Section 12.3 Pharmacokinetics was updated to include results from food effect study as follows:
Effect of Food on Oral Absorption
ISENTRESS may be administered with or without food. Raltegravir was administered without regard to food in the pivotal safety and efficacy studies in HIV-infected patients. The effect of consumption of low-, moderate- and high-fat meals on steady-state raltegravir pharmacokinetics was assessed in healthy volunteers. Administration of multiple doses of raltegravir following a moderate-fat meal (600 Kcal, 21 g fat) did not affect raltegravir AUC to a clinically meaningful degree with an increase of 13% relative to fasting. Raltegravir C12 hr was 66% higher and Cmax was 5% higher following a moderate-fat meal compared to fasting. Administration of raltegravir following a high-fat meal (825 Kcal, 52 g fat) increased AUC and Cmax by approximately 2-fold and increased C12 hr by 4.1-fold. Administration of raltegravir following a low-fat meal (300 Kcal, 2.5 g fat) decreased AUC and Cmax by 46% and 52%, respectively; C12 hr was essentially unchanged. Food appears to increase pharmacokinetic variability relative to fasting.

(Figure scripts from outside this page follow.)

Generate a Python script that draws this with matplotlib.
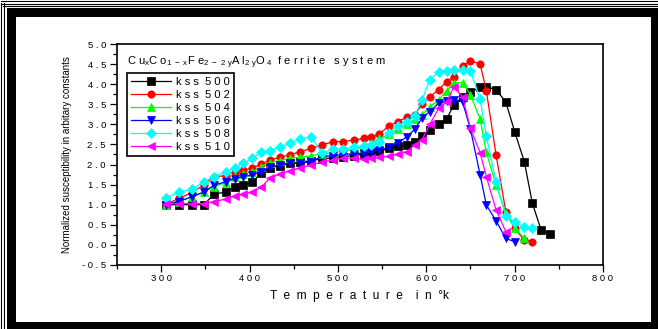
import matplotlib
matplotlib.use("Agg")
import matplotlib.pyplot as plt
from matplotlib.patches import Rectangle
from matplotlib.lines import Line2D
from matplotlib.ticker import MultipleLocator, FuncFormatter

plt.rcParams['font.family'] = ['Liberation Sans', 'DejaVu Sans']
plt.rcParams['mathtext.default'] = 'regular'

# temperature grid (K) shared by all samples
temp = [305, 320, 335, 348, 360, 373, 383, 393, 403, 413, 423, 434, 446, 457,
        470, 482, 495, 506, 518, 529, 538, 547, 558, 568, 578, 587, 595, 604,
        614, 623, 631, 641, 650, 661, 668, 679, 690, 700, 711, 720, 730, 740]

kss500 = [1.0, 1.0, 1.0, 1.0, 1.26, 1.32, 1.45, 1.49, 1.56, 1.78, 1.92, 1.97,
          2.03, 2.06, 2.10, 2.14, 2.17, 2.20, 2.22, 2.26, 2.30, 2.33, 2.40,
          2.46, 2.49, 2.57, 2.71, 2.86, 3.00, 3.13, 3.48, 3.69, 3.81, 3.92,
          3.94, 3.86, 3.56, 2.82, 2.07, 1.04, 0.37, 0.28]
kss502 = [1.0, 1.16, 1.30, 1.49, 1.70, 1.72, 1.82, 1.86, 1.91, 2.01, 2.11, 2.18,
          2.24, 2.32, 2.40, 2.49, 2.57, 2.57, 2.61, 2.65, 2.68, 2.76, 2.97,
          3.07, 3.18, 3.23, 3.50, 3.69, 3.86, 4.06, 4.19, 4.45, 4.58, 4.50,
          3.83, 2.24, 0.83, 0.41, 0.12, 0.08]
kss504 = [1.0, 1.08, 1.20, 1.32, 1.45, 1.55, 1.70, 1.76, 1.82, 1.95, 2.05, 2.10,
          2.16, 2.18, 2.22, 2.27, 2.30, 2.33, 2.38, 2.42, 2.53, 2.65, 2.75,
          2.88, 3.00, 3.13, 3.23, 3.44, 3.61, 3.84, 4.04, 4.04, 3.73, 3.13,
          2.30, 1.49, 0.80, 0.43, 0.16]
kss506 = [1.0, 1.08, 1.20, 1.31, 1.49, 1.57, 1.65, 1.70, 1.74, 1.82, 1.93, 1.99,
          2.03, 2.03, 2.07, 2.21, 2.21, 2.26, 2.26, 2.29, 2.32, 2.35, 2.44,
          2.54, 2.69, 2.88, 3.15, 3.32, 3.52, 3.59, 3.61, 3.56, 2.88, 1.74,
          0.99, 0.60, 0.16, 0.08]
kss508 = [1.16, 1.31, 1.38, 1.57, 1.70, 1.82, 1.91, 2.03, 2.16, 2.30, 2.34, 2.43,
          2.53, 2.64, 2.69, 2.28, 2.38, 2.38, 2.44, 2.46, 2.49, 2.57, 2.78,
          2.96, 3.07, 3.20, 3.60, 4.10, 4.31, 4.34, 4.35, 4.35, 4.34, 3.62,
          2.71, 1.56, 0.72, 0.57, 0.44, 0.41]
kss510 = [1.02, 1.03, 1.03, 1.03, 1.08, 1.14, 1.22, 1.26, 1.32, 1.43, 1.66, 1.76,
          1.85, 1.91, 1.99, 2.07, 2.11, 2.16, 2.16, 2.13, 2.16, 2.18, 2.21,
          2.25, 2.32, 2.49, 2.61, 3.00, 3.40, 3.56, 3.92, 3.69, 2.90, 2.29,
          1.70, 0.87, 0.33]

labels = ['k s s  5 0 0', 'k s s  5 0 2', 'k s s  5 0 4',
          'k s s  5 0 6', 'k s s  5 0 8', 'k s s  5 1 0']
series = [kss500, kss502, kss504, kss506, kss508, kss510]
colors = ['#000000', '#ff0000', '#00ff00', '#0000ff', '#00ffff', '#ff00ff']
markers = ['s', 'o', '^', 'v', 'D', '<']

W, H = 658, 329
fig = plt.figure(figsize=(W / 100, H / 100), dpi=100)

# decorative frame around the picture (pixel positions)
def band(x0, y0, x1, y1):
    fig.add_artist(Rectangle((x0 / W, 1 - y1 / H), (x1 - x0) / W, (y1 - y0) / H,
                             transform=fig.transFigure, color='black', lw=0))

band(7, 8, 651, 17)
band(7, 8, 16, 329)
band(651, 8, 658, 329)
band(7, 322, 658, 329)
for y in (0.7, 3.5, 6.0):
    fig.add_artist(Line2D([(1 if y < 5 else 3) / W, 1], [1 - y / H, 1 - y / H],
                          transform=fig.transFigure, color='black', lw=0.8))
for x in (0.7, 3.5):
    fig.add_artist(Line2D([x / W, x / W], [0, 1 - 3 / H],
                          transform=fig.transFigure, color='black', lw=0.8))

ax = fig.add_axes([117 / W, 1 - 265 / H, 486 / W, 221 / H])
for vals, lab, c, m in zip(series, labels, colors, markers):
    ax.plot(temp[:len(vals)], vals, color=c, marker=m, markersize=5.3, lw=0.9,
            markeredgewidth=0.5, markeredgecolor=c, label=lab)

ax.set_xlim(250, 800)
ax.set_ylim(-0.5, 5.0)
ax.xaxis.set_major_locator(MultipleLocator(100))
ax.xaxis.set_minor_locator(MultipleLocator(50))
ax.yaxis.set_major_locator(MultipleLocator(0.5))
ax.yaxis.set_minor_locator(MultipleLocator(0.25))
ax.xaxis.set_major_formatter(FuncFormatter(lambda v, p: ' '.join(f'{v:.0f}') if v >= 300 else ''))
ax.yaxis.set_major_formatter(FuncFormatter(lambda v, p: ' '.join(f'{v:.1f}')))
ax.tick_params(which='major', direction='out', length=5, width=0.9, labelsize=6.8, pad=3)
ax.tick_params(axis='x', which='major', pad=1.5)
ax.tick_params(which='minor', direction='out', length=3, width=0.9)
for s in ax.spines.values():
    s.set_linewidth(1.2)

ax.set_xlabel('T  e  m  p  e  r  a  t  u  r  e    i  n  °k', fontsize=8.6, labelpad=5)
ax.set_ylabel('Normalized susceptibility in arbitary constants', fontsize=7, labelpad=7)

ax.text(0.02, 0.95,
        r'C u$_{x}$C o$_{1\ -\ x}$F e$_{2\ -\ 2\ y}$A l$_{2\ y}$O$_{\ 4}$  f e r r i t e   s y s t e m',
        transform=ax.transAxes, fontsize=8, va='top', ha='left')

leg = ax.legend(loc='upper left', bbox_to_anchor=(0.02, 0.87), borderaxespad=0,
                fontsize=8, handlelength=3.6, labelspacing=0.28, fancybox=False,
                framealpha=1, edgecolor='black', borderpad=0.35, handletextpad=0.5)
leg.get_frame().set_linewidth(1.2)

fig.savefig('out.png', dpi=100)
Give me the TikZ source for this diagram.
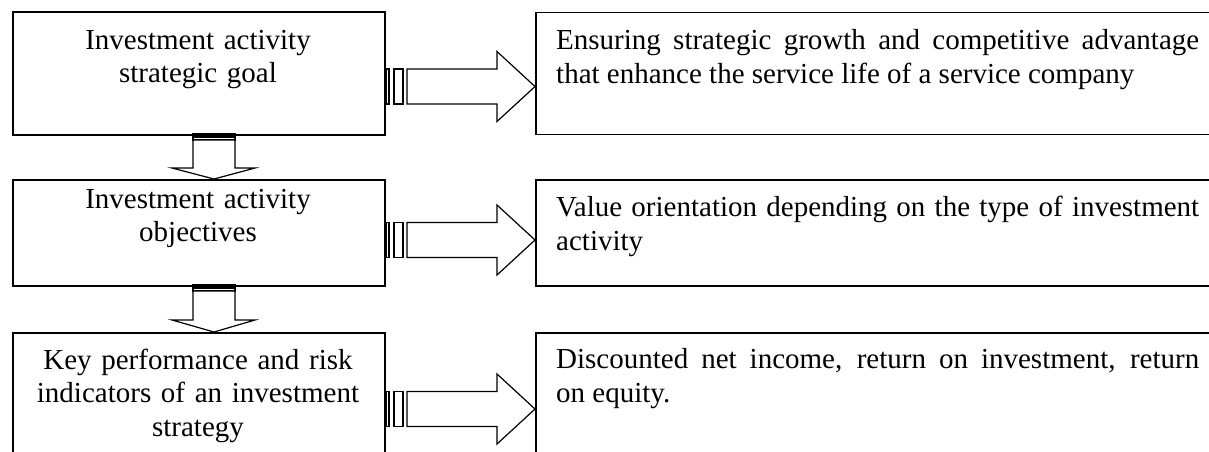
\documentclass[tikz,border=0pt]{standalone}
\usepackage{fontspec}
\setmainfont{Liberation Serif}
\newcommand\rblockarrow[1]{%
  \draw[blk] (386,#1-17.5) rectangle (389,#1+17.5);
  \draw[blk] (394,#1-17.5) rectangle (403,#1+17.5);
  \draw[blk] (407,#1-17.5) -- (497,#1-17.5) -- (497,#1-35) -- (535,#1)
     -- (497,#1+35) -- (497,#1+17.5) -- (407,#1+17.5) -- cycle;}
\newcommand\dblockarrow[3]{%
  \draw[blk] (193,#1) rectangle (235,#1+2);
  \draw[blk] (193,#1+3.5) rectangle (235,#1+6);
  \draw[blk] (193,#1+6) -- (193,#2) -- (172,#2) -- (214,#3) -- (255,#2)
     -- (235,#2) -- (235,#1+6) -- cycle;}
\begin{document}
\begin{tikzpicture}[x=1pt,y=-1pt,
  box/.style={draw,line width=1.8pt,inner sep=0pt,anchor=north west},
  ltext/.style={anchor=base,text width=372pt,align=center,font=\fontsize{29}{33.5}\selectfont,inner sep=0pt},
  rtext/.style={anchor=base west,text width=643pt,align=justify,font=\fontsize{29}{34}\selectfont,inner sep=0pt},
  blk/.style={draw,line width=1.2pt,fill=white,line join=miter}]
\useasboundingbox (0,0) rectangle (1209,451);
\clip (0,0) rectangle (1209,451);
% left boxes
\node[box,minimum width=372pt,minimum height=123pt] (b1) at (12,11) {};
\node[box,minimum width=372pt,minimum height=106pt] (b2) at (12,179) {};
\node[box,minimum width=372pt,minimum height=140pt] (b3) at (12,332) {};
% right boxes
\node[box,minimum width=690pt,minimum height=122pt] (r1) at (535,11.5) {};
\node[box,minimum width=690pt,minimum height=106pt] (r2) at (535,179) {};
\node[box,minimum width=690pt,minimum height=140pt] (r3) at (535,332) {};
% block arrows
\rblockarrow{86.5}
\rblockarrow{240}
\rblockarrow{409}
\dblockarrow{134}{168}{179}
\dblockarrow{285}{320}{332}
% texts
\node[ltext] (t1) at (198,49) {Investment activity\\strategic goal};
\node[ltext] (t2) at (198,208) {Investment activity\\objectives};
\node[ltext] (t3) at (198,369) {Key performance and risk\\indicators of an investment\\strategy};
\node[rtext] (s1) at (556,49) {Ensuring strategic growth and competitive advantage\linebreak that enhance the service life of a service company};
\node[rtext] (s2) at (556,216) {Value orientation depending on the type of investment\linebreak activity};
\node[rtext] (s3) at (556,368) {Discounted net income, return on investment, return\linebreak on equity.};
\end{tikzpicture}
\end{document}
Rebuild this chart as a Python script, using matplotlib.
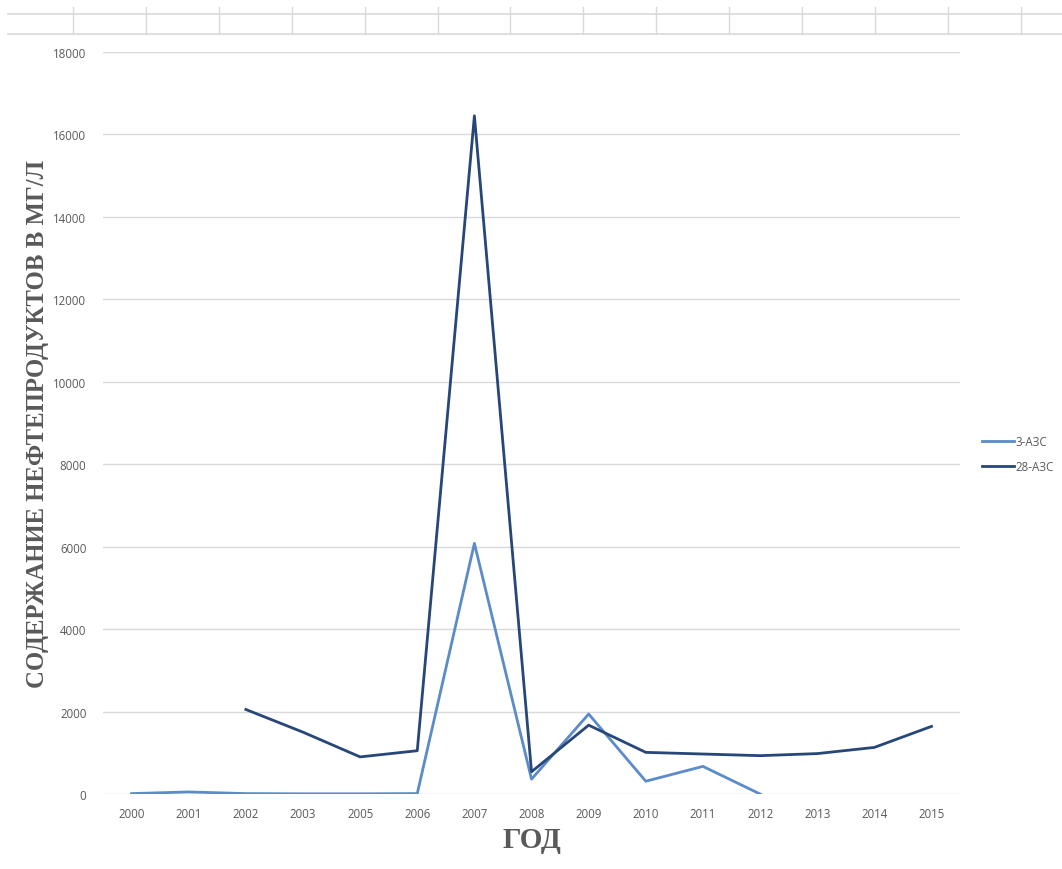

The Special Populations subsection was revised to state:
There is no evidence that common UGT1A1 polymorphisms alter raltegravir pharmacokinetics to a clinically meaningful extent. In a comparison of 30 subjects with *28/*28 genotype (associated with reduced activity of UGT1A1) to 27 subjects with wild-type genotype, the geometric mean ratio (90% CI) of AUC was 1.41 (0.96, 2.09).
Table 4 ? Drug Interactions was updated to include results from the etravirine, rifampin and omeprazole studies.
Section 12.4 Microbiology, Resistance was updated to include the Week 48 data from studies 018 and 019 as follows.
The mutations observed in the HIV-1 integrase coding sequence that contributed to raltegravir resistance (evolved either in cell culture or in subjects treated with raltegravir) generally included an amino acid substitution at either Q148 (changed to H, K, or R) or N155 (changed to H) plus one or more additional substitutions (i.e., L74M, E92Q, T97A, E138A/K, G140A/S, V151I, G163R, H183P, Y226C/D/F/H, S230R and D232N). Amino acid substitution at Y143C/H/R is another pathway to raltegravir resistance. By Week 48 in the BENCHMRK trials, at least one of the 3 primary raltegravir resistance-associated substitutions, Y143C/H/R, Q148H/K/R, and N155H, was observed in 63 (64.3%) of the 98 virologic failure subjects with evaluable genotypic data from paired baseline and raltegravir treatment-failure isolates. Some (n=18) of those HIV isolates harboring one or more of the 3 primary raltegravir resistance-associated substitutions were evaluated for raltegravir susceptibility yielding a median decrease of 47.3-fold (mean 73.1 ? 60.8-fold decrease, ranging from 0.9- to 200-fold) compared to baseline isolates.
Section 13.1 Carcinogenesis, Mutagenesis, Impairment of Fertility was updated to include the two year carcinogenicity study results.
Carcinogenicity studies of raltegravir in mice did not show any carcinogenic potential. At the highest dose levels, 400 mg/kg/day in females and 250 mg/kg/day in males, systemic exposure was 1.8-fold (females) or 1.2-fold (males) greater than the AUC (54 µM•hr) at the 400-mg twice daily human dose. Treatment related squamous cell carcinoma of nose/nasopharynx was observed in female rats dosed with 600 mg/kg/day raltegravir for 104 weeks. These tumors were possibly the result of local irritation and inflammation due to local deposition and/or aspiration of drug in the mucosa of the nose/nasopharynx during dosing. No tumors of the nose/nasopharynx were observed in rats dosed with 150 mg/kg/day (males) and 50 mg/kg/day (females) and the systemic exposure in rats was 1.7-fold (males) to 1.4-fold (females) greater than the AUC (54 µM•hr) at the 400-mg twice daily human dose.
Section 14 CLINICAL STUDIES was updated with the 48 week study results from Protocols 018 and 019.